The Polish state will increase its stake in PKN Orlen to 50% as part of a plan for the refiner to take over smaller peer Grupa Lotos and gas company PGNiG the state assets minister said.
The merger is part of a bigger plan of the ruling Law and Justice (PiS) party to increase control over the economy and create what it calls big national champions able to compete with global players.
PKN Orlen has accelerated merger and acquisition (M&A) plans under Chief Executive Daniel Obajtek, who has been publicly praised by Poland's de facto leader Jaroslaw Kaczynski for Orlen's takeover of a newspaper publisher, among other things.
The group announced plans to take over Lotos in 2018 but has to fulfill several conditions set by the European Commission to complete the deal, including the sale of some of its petrol stations and a stake in the Lotos refinery in Gdansk.

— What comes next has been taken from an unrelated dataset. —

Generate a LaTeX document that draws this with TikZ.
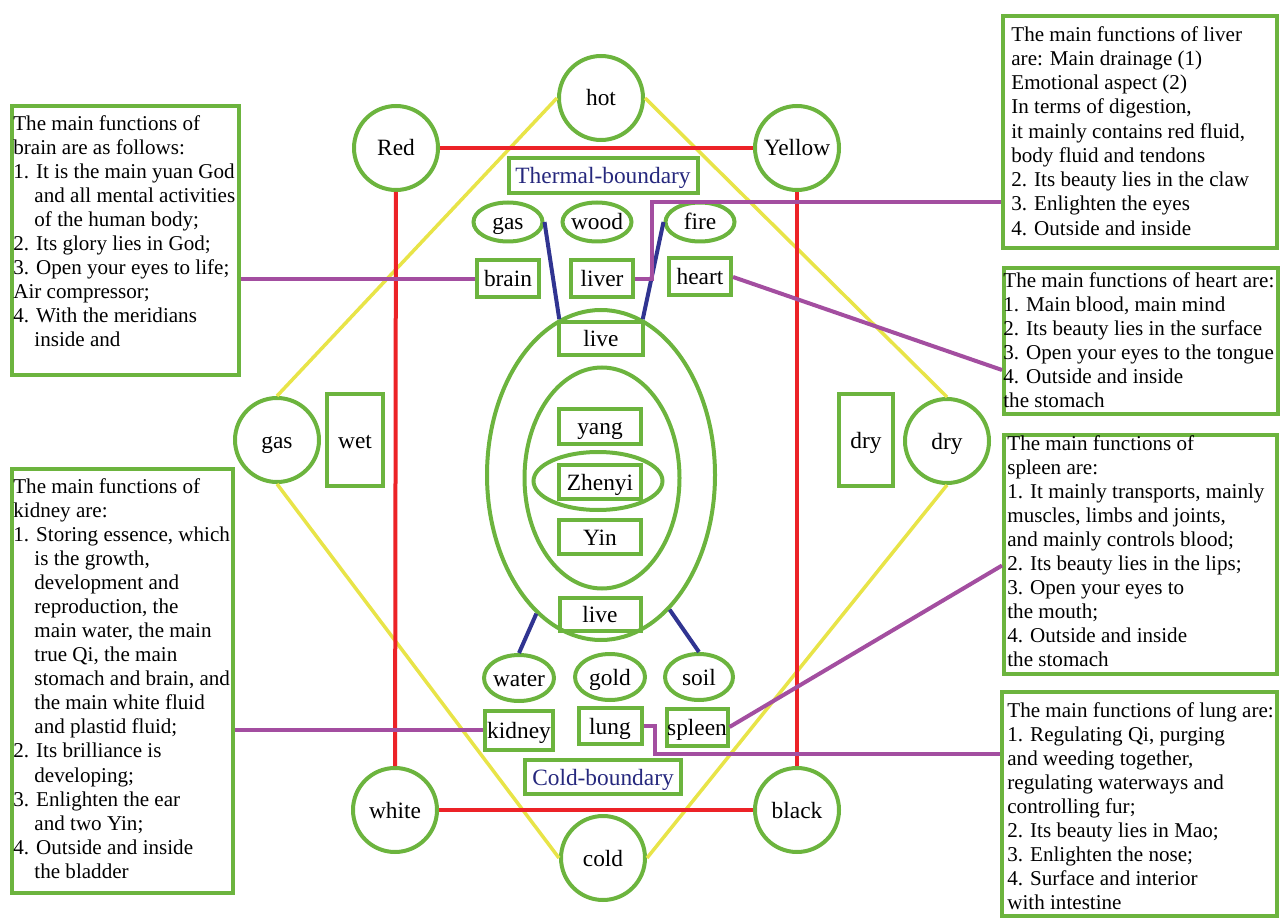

Orlen's intention to acquire state-run PGNiG was announced in 2020 and the deal is pending on the approval by antimonopoly watchdog UOKiK.
The takeovers will boost the group's revenue to 200 billion zlotys and core annual profit to 20 billion, Orlen said. The total market capitalisation of PKN Orlen, PGNiG and Lotos is now almost 80 billion zlotys ($21.36 billion).
"We are closer to finalising the merger..." Obajtek said in a statement sent after the three companies and the state assets ministry signed an agreement saying that current shareholders in Lotos and PGNiG will be allowed to acquire new shares issued by PKN Orlen.
"There will be a merger, a non-cash merger, so it will be a cashless transaction resulting in increasing the share of the state treasury in PKN Orlen... up to 50%," State Assets Minister Jacek Sasin told a news conference. The merger is expected to be completed this year, Obajtek added.